We owe the fact that our form can be as it is to this preceding crystallization process, which was accompanied by pain. And when our earth will again materially diverge, then the earth will also enjoy this in bliss in the spirit realm. These are always the same two periods in every process of development: first suffering and pain, and when everything diverges again, then again joy and enjoyment. When we extract all this from occultism and then look at the old religious traditions, then much becomes clear to us.

When we become familiar with the great universe, we first see pleasure and pain in the human realm, in the individual, and specifically in the surrender and renunciation of impulses of will. Then, in the animal kingdom, we find pleasure and pain, depending on whether the impulses of the astral sparks from the group soul are encouraged or hindered.

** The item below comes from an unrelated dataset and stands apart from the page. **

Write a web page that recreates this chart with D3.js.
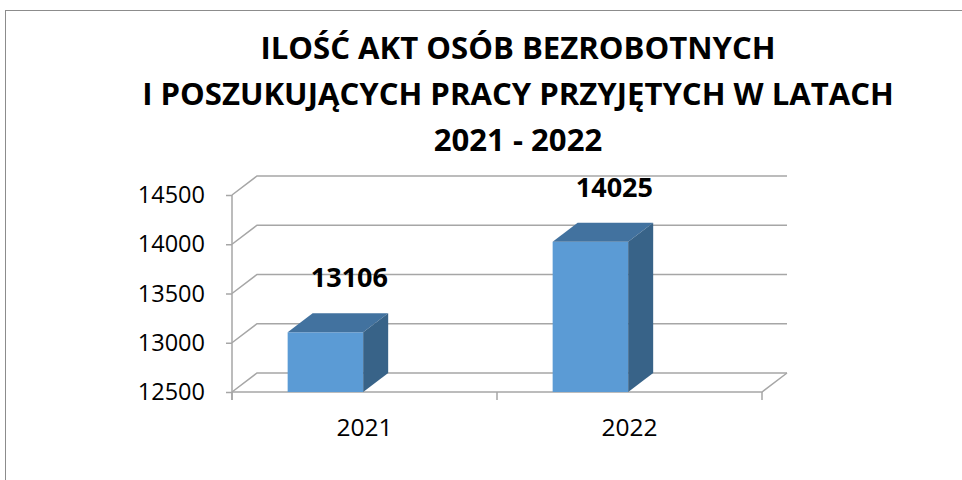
<!DOCTYPE html>
<html>
<head>
<meta charset="utf-8">
<script src="https://cdn.jsdelivr.net/npm/d3@7"></script>
<style>
  body { margin: 0; background: #fff; }
  #chart { width: 962px; height: 480px; }
  text { font-family: "Open Sans", "Noto Sans", sans-serif; fill: #000; }
</style>
</head>
<body>
<div id="chart"></div>
<script>
var titleLines = ["ILOŚĆ AKT OSÓB BEZROBOTNYCH", "I POSZUKUJĄCYCH PRACY PRZYJĘTYCH W LATACH", "2021 - 2022"];
var years = ["2021", "2022"];
var values = [13106, 14025];
var yTicks = [12500, 13000, 13500, 14000, 14500];

var width = 962;
var height = 480;
var depth = {x: 25, y: -19};

var svg = d3.select("#chart")
    .append("svg")
    .attr("width", width)
    .attr("height", height);

// chart frame
svg.append("rect")
    .attr("x", 5.5)
    .attr("y", 10.5)
    .attr("width", width + 10)
    .attr("height", height + 10)
    .attr("fill", "none")
    .attr("stroke", "#8c8c8c")
    .attr("stroke-width", 1);

var xScale = d3.scaleBand()
    .domain(years)
    .range([232, 762]);

var yScale = d3.scaleLinear()
    .domain([12500, 14500])
    .range([392, 195]);

var gridColor = "#a6a6a6";
var x0 = xScale.range()[0], x1 = xScale.range()[1];

// gridlines: diagonal on side wall + horizontal on back wall
var grid = svg.append("g").attr("stroke", gridColor).attr("stroke-width", 1.5).attr("fill", "none");
grid.selectAll("path.grid")
    .data(yTicks)
    .enter()
    .append("path")
    .attr("class", "grid")
    .attr("d", function(d) {
        var y = yScale(d);
        return "M" + x0 + "," + y + "L" + (x0 + depth.x) + "," + (y + depth.y) + "L" + (x1 + depth.x) + "," + (y + depth.y);
    });

// floor
grid.append("path")
    .attr("d", "M" + x0 + "," + yScale(12500) + "L" + x1 + "," + yScale(12500) + "L" + (x1 + depth.x) + "," + (yScale(12500) + depth.y));

// y axis
var yAxis = svg.append("g")
    .attr("transform", "translate(" + x0 + ",0)")
    .call(d3.axisLeft(yScale).tickValues(yTicks).tickSize(6).tickPadding(21).tickFormat(d3.format("d")));
yAxis.selectAll("line, path").attr("stroke", gridColor).attr("stroke-width", 1.5);
yAxis.select("path").attr("d", "M0," + yScale(14500) + "V" + (yScale(12500) + 8));
yAxis.selectAll("text").style("font-size", "23.5px").attr("fill", "#000");

// x axis
var xAxis = svg.append("g")
    .attr("transform", "translate(0," + yScale(12500) + ")")
    .call(d3.axisBottom(xScale).tickSize(0).tickPadding(27));
xAxis.select("path").remove();
xAxis.selectAll("text").style("font-size", "24.5px").attr("fill", "#000");
// separator ticks between categories
svg.append("g").selectAll("line")
    .data(years.concat(["end"]))
    .enter()
    .append("line")
    .attr("x1", function(d, i) { return x0 + i * xScale.step(); })
    .attr("x2", function(d, i) { return x0 + i * xScale.step(); })
    .attr("y1", yScale(12500))
    .attr("y2", yScale(12500) + 8)
    .attr("stroke", gridColor)
    .attr("stroke-width", 1.5);

// 3D bars
var barOffset = xScale.bandwidth() * 0.21;
var barWidth = xScale.bandwidth() * 0.285;

var bars = svg.selectAll("g.bar")
    .data(values)
    .enter()
    .append("g")
    .attr("class", "bar");

bars.append("rect")
    .attr("x", function(d, i) { return xScale(years[i]) + barOffset; })
    .attr("y", function(d) { return yScale(d); })
    .attr("width", barWidth)
    .attr("height", function(d) { return yScale(12500) - yScale(d); })
    .attr("fill", "#5b9bd5");

bars.append("path")
    .attr("fill", "#42729f")
    .attr("d", function(d, i) {
        var bx = xScale(years[i]) + barOffset, by = yScale(d);
        return "M" + bx + "," + by + "l" + depth.x + "," + depth.y + "h" + barWidth + "l" + (-depth.x) + "," + (-depth.y) + "Z";
    });

bars.append("path")
    .attr("fill", "#386388")
    .attr("d", function(d, i) {
        var bx = xScale(years[i]) + barOffset + barWidth, by = yScale(d);
        return "M" + bx + "," + by + "l" + depth.x + "," + depth.y + "V" + (yScale(12500) + depth.y) + "l" + (-depth.x) + "," + (-depth.y) + "Z";
    });

// data labels
bars.append("text")
    .attr("x", function(d, i) { return xScale(years[i]) + barOffset + barWidth / 2 + 24; })
    .attr("y", function(d) { return yScale(d) - 45; })
    .attr("text-anchor", "middle")
    .style("font-size", "27px")
    .style("font-weight", "bold")
    .text(function(d) { return d; });

// title
var title = svg.append("text")
    .attr("text-anchor", "middle")
    .style("font-weight", "bold")
    .style("font-size", "30px");
title.selectAll("tspan")
    .data(titleLines)
    .enter()
    .append("tspan")
    .attr("x", 518)
    .attr("y", function(d, i) { return 59 + i * 46; })
    .text(function(d) { return d; });

var w = title.select("tspan:nth-child(2)").node().getComputedTextLength();
title.style("font-size", (30 * 752 / w) + "px");
</script>
</body>
</html>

We also find pleasure and pain permeating the plant world and the mineral kingdom.

We find the human soul in all of nature. We carry the whole divine nature within us; we see how man is an extract of all that exists around him. Just as our eye was evoked from matter through sunlight, so our whole human being is evoked from matter through divine light. Thus our soul is an organ created from the world around us. So the microcosm is the organ created from the macrocosm, so that the latter would be reflected in the microcosm.

To see, we must use the eye, and so we must use our inner organ to see the creation. We must not stop in our development as mystics. We must become esotericists: we must get to know the light from which we are born. If we understand things in their concreteness, then we also understand much of what great figures have said: “Before the eye can see, it must wean itself from tears.”

That is to say, as long as the eye is there for its own sake, as long as it finds itself in pain, it is not a suitable organ to perceive the light. It is the same with the inner self.